Afraid of the New Coronavirus?
Seven Tips to Avoid Germs on Planes
Study states, “the chances of getting sick on a plane are pretty high… cold transmission rate on aircraft was 113 times the normal rate on the ground”
The BBC just reported the new China Virus Coronavirus has landed its first case in the U.S., brought here on an airplane.
As reported in this article, “germ transmission rates on aircraft are 113 times the normal rate on the ground.”
It’s common knowledge airplanes are dirty. One microbiologist’s investigation of eight flights found the MRSA superbug and norovirus on four out of six tray tables. He also discovered E. coli bacteria on 30 percent of plane bathroom sinks, toilet handles and faucet handles.
Airplane Defense Measures:
Prior to flying, use a sinus rinse – this will clear your sinus passages, moisturize delicate tissues, and help your immune system fight germs
Hand sanitizer: Use it early, use it often.
Disinfecting wipes: Essential for killing germs on airplane surfaces, don’t be shy about pulling them out and using them. Everywhere.
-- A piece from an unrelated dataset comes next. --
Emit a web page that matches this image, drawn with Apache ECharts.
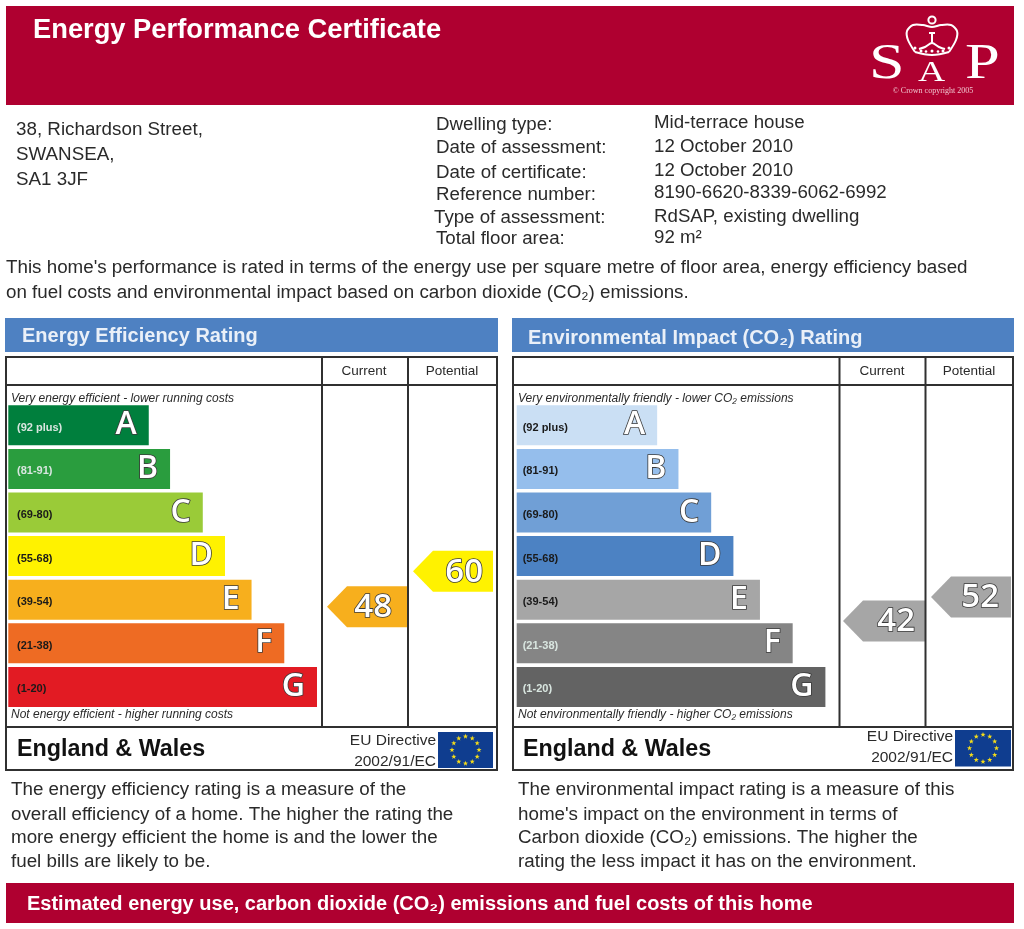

All the hard surfaces including armrests, TV remote, seat buckle, call buttons, and especially the tray table, which ranks the highest for concentration of bacteria.
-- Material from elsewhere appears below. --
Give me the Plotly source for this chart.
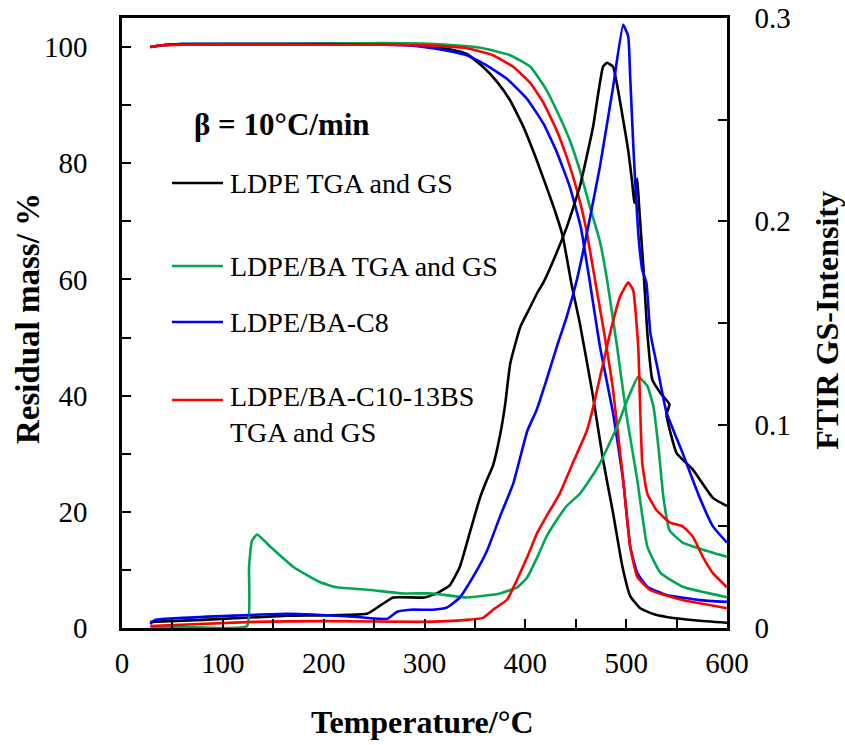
import plotly.graph_objects as go

# ---- TGA residual mass (%) vs temperature (°C) ----
ldpe_tga_t = [28, 40, 60, 150, 250, 290, 310, 325, 342, 358, 372, 385, 398, 412, 428, 437, 446, 454, 467, 477, 487, 496, 504, 514, 527, 540, 570, 600]
ldpe_tga_m = [100.0, 100.3, 100.5, 100.5, 100.6, 100.4, 100.1, 99.6, 98.8, 96.6, 94.0, 90.8, 86.3, 80.2, 72.5, 67.5, 59.0, 52.5, 40.0, 29.0, 19.8, 10.8, 5.5, 3.4, 2.4, 1.9, 1.3, 0.9]

ba_tga_t = [28, 40, 60, 200, 260, 300, 330, 358, 385, 405, 421, 434, 444, 454, 464, 474, 481, 491, 500, 511, 521, 534, 556, 600]
ba_tga_m = [100.0, 100.3, 100.5, 100.6, 100.7, 100.6, 100.3, 99.8, 98.6, 96.6, 92.6, 88.0, 84.0, 78.8, 72.5, 66.5, 60.0, 48.4, 37.0, 25.5, 14.0, 9.5, 7.1, 5.3]

c8_tga_t = [28, 40, 60, 200, 260, 290, 308, 325, 342, 362, 382, 402, 418, 431, 444, 455, 464, 474, 487, 497, 504, 511, 521, 540, 573, 600]
c8_tga_m = [100.0, 100.3, 100.5, 100.5, 100.4, 100.2, 99.8, 99.3, 98.6, 96.8, 94.5, 91.0, 86.8, 82.0, 76.0, 69.0, 59.5, 48.4, 37.0, 25.5, 14.0, 9.5, 7.1, 5.7, 4.8, 4.5]

c10_tga_t = [28, 40, 60, 200, 260, 300, 342, 368, 388, 405, 418, 431, 441, 451, 460, 470, 478, 487, 497, 504, 511, 524, 556, 600]
c10_tga_m = [100.0, 100.3, 100.4, 100.4, 100.4, 100.3, 99.8, 98.6, 96.6, 93.8, 90.4, 85.7, 81.1, 75.5, 69.0, 59.0, 51.0, 41.0, 25.5, 14.0, 8.8, 6.5, 4.8, 3.4]

# ---- FTIR gas-species (GS) intensity vs temperature (°C) ----
ldpe_gs_t = [28, 80, 164, 243, 256, 269, 300, 312, 325, 335, 345, 355, 362, 368, 375, 380, 385, 395, 405, 412, 418, 428, 441, 454, 467, 477, 481, 487, 497, 502, 506, 508, 511, 513, 517, 521, 526, 534, 543, 540, 550, 566, 586, 600]
ldpe_gs_i = [0.003, 0.004, 0.006, 0.007, 0.011, 0.015, 0.015, 0.017, 0.021, 0.030, 0.047, 0.064, 0.073, 0.080, 0.095, 0.110, 0.130, 0.148, 0.158, 0.165, 0.170, 0.181, 0.197, 0.217, 0.246, 0.276, 0.278, 0.276, 0.250, 0.235, 0.219, 0.209, 0.221, 0.206, 0.178, 0.145, 0.122, 0.1156, 0.110, 0.105, 0.086, 0.078, 0.064, 0.060]

ba_gs_t = [28, 60, 124, 126, 129, 134, 147, 170, 196, 213, 246, 279, 308, 342, 375, 392, 402, 412, 421, 431, 441, 454, 464, 474, 491, 501, 512, 521, 527, 532, 537, 543, 556, 573, 600]
ba_gs_i = [0.000, 0.0005, 0.001, 0.030, 0.043, 0.046, 0.040, 0.030, 0.0226, 0.020, 0.0187, 0.017, 0.017, 0.015, 0.017, 0.020, 0.025, 0.035, 0.045, 0.053, 0.060, 0.066, 0.073, 0.081, 0.099, 0.112, 0.1235, 0.119, 0.109, 0.089, 0.064, 0.048, 0.042, 0.039, 0.035]

c8_gs_t = [28, 33, 60, 164, 229, 255, 263, 273, 286, 308, 322, 335, 348, 362, 375, 388, 402, 411, 421, 431, 441, 451, 461, 474, 487, 497, 502, 504, 507, 509, 512, 516, 520, 524, 531, 540, 556, 573, 586, 600]
c8_gs_i = [0.002, 0.004, 0.005, 0.007, 0.0055, 0.0045, 0.0045, 0.008, 0.009, 0.009, 0.010, 0.015, 0.025, 0.038, 0.055, 0.071, 0.097, 0.107, 0.122, 0.138, 0.153, 0.171, 0.194, 0.227, 0.266, 0.2966, 0.291, 0.271, 0.238, 0.219, 0.194, 0.176, 0.170, 0.145, 0.128, 0.106, 0.086, 0.064, 0.050, 0.042]

c10_gs_t = [28, 130, 200, 296, 342, 358, 368, 382, 392, 402, 412, 421, 434, 447, 461, 467, 484, 494, 502, 507, 512, 514, 516, 521, 530, 543, 556, 566, 576, 586, 600]
c10_gs_i = [0.001, 0.003, 0.0034, 0.003, 0.004, 0.005, 0.009, 0.014, 0.024, 0.035, 0.047, 0.055, 0.066, 0.081, 0.097, 0.108, 0.145, 0.163, 0.170, 0.166, 0.138, 0.106, 0.081, 0.066, 0.058, 0.052, 0.050, 0.045, 0.035, 0.027, 0.020]

BLACK = "#000000"
GREEN = "#00A651"
BLUE = "#0000FF"
RED = "#FF0000"
FONT = "Liberation Serif"
LW = 2.6

series = [
    (ldpe_tga_t, ldpe_tga_m, "y", BLACK),
    (ba_tga_t, ba_tga_m, "y", GREEN),
    (c8_tga_t, c8_tga_m, "y", BLUE),
    (c10_tga_t, c10_tga_m, "y", RED),
    (ldpe_gs_t, ldpe_gs_i, "y2", BLACK),
    (ba_gs_t, ba_gs_i, "y2", GREEN),
    (c8_gs_t, c8_gs_i, "y2", BLUE),
    (c10_gs_t, c10_gs_i, "y2", RED),
]

fig = go.Figure()
for t, v, ax, col in series:
    fig.add_trace(go.Scatter(x=t, y=v, yaxis=ax, mode="lines",
                             line=dict(color=col, width=LW, shape="spline", smoothing=0.4),
                             showlegend=False, hoverinfo="skip"))

axis_common = dict(showline=True, linecolor="black", linewidth=2.5, ticks="inside",
                   tickcolor="black", tickwidth=2, ticklen=9, showgrid=False, zeroline=False,
                   tickfont=dict(family=FONT, size=29, color="black"))

fig.update_layout(
    width=845, height=745,
    margin=dict(l=122, r=118, t=18, b=117, autoexpand=False),
    paper_bgcolor="white", plot_bgcolor="white",
    xaxis=dict(range=[0, 600], dtick=100, mirror=True, ticklabelstandoff=7,
               minor=dict(dtick=50, ticks="inside", ticklen=9, tickwidth=2, tickcolor="black"),
               **axis_common),
    yaxis=dict(range=[0, 105], dtick=20, mirror=True, ticklabelstandoff=26,
               minor=dict(dtick=10, ticks="inside", ticklen=9, tickwidth=2, tickcolor="black"),
               **axis_common),
    yaxis2=dict(range=[0, 0.3], dtick=0.1, overlaying="y", side="right", ticklabelstandoff=19,
                tickvals=[0, 0.1, 0.2, 0.3], ticktext=["0", "0.1", "0.2", "0.3"],
                minor=dict(dtick=0.05, ticks="inside", ticklen=9, tickwidth=2, tickcolor="black"),
                **axis_common),
)

# Axis titles
fig.add_annotation(text="<b>Temperature/°C</b>", xref="paper", yref="paper", x=0.496, y=-0.154,
                   showarrow=False, font=dict(family=FONT, size=32, color="black"),
                   xanchor="center", yanchor="middle")
fig.add_annotation(text="<b>Residual mass/ %</b>", xref="paper", yref="paper", x=-0.1554, y=0.508,
                   textangle=-90, showarrow=False, font=dict(family=FONT, size=33, color="black"),
                   xanchor="center", yanchor="middle")
fig.add_annotation(text="<b>FTIR GS-Intensity</b>", xref="paper", yref="paper", x=1.165, y=0.505,
                   textangle=-90, showarrow=False, font=dict(family=FONT, size=32, color="black"),
                   xanchor="center", yanchor="middle")

# Heating rate label
fig.add_annotation(text="<b>β = 10°C/min</b>", xref="paper", yref="paper", x=0.1157, y=0.8246,
                   showarrow=False, font=dict(family=FONT, size=31, color="black"),
                   xanchor="left", yanchor="middle")

# Hand-placed key
legend_items = [
    ("LDPE TGA and GS", BLACK, 0.7295, 0.7295),
    ("LDPE/BA TGA and GS", GREEN, 0.5934, 0.5934),
    ("LDPE/BA-C8", BLUE, 0.5016, 0.5016),
    ("LDPE/BA-C10-13BS<br>TGA and GS", RED, 0.3738, 0.3492),
]
for label, col, yline, ytext in legend_items:
    fig.add_shape(type="line", xref="paper", yref="paper", x0=0.0826, x1=0.1669,
                  y0=yline, y1=yline, line=dict(color=col, width=LW))
    fig.add_annotation(text=label, xref="paper", yref="paper", x=0.1752, y=ytext,
                       showarrow=False, align="left",
                       font=dict(family=FONT, size=28, color="black"),
                       xanchor="left", yanchor="middle")

fig.write_html("out.html")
Saline nasal spray: Adding moisture to your nose during your flight will help boost your body’s germ defenses.
If you have a compromised immune system, consider wearing a surgical mask.
It may seem counter-intuitive to turn on your overhead air vent, thinking you are simply recirculating germy air, but the cabin filters actually help clean the air.
Wash your hands – obvious – and use a paper towel to open the door (those door latches are stuffed with bacteria and debris in every nook and cranny.)
“There are no industry-wide regulations on how well or how often planes must be cleaned.”
While airline staff do a quick walk-through between flights, there’s not enough time to actually wipe down surfaces or use any kind of cleaning agents.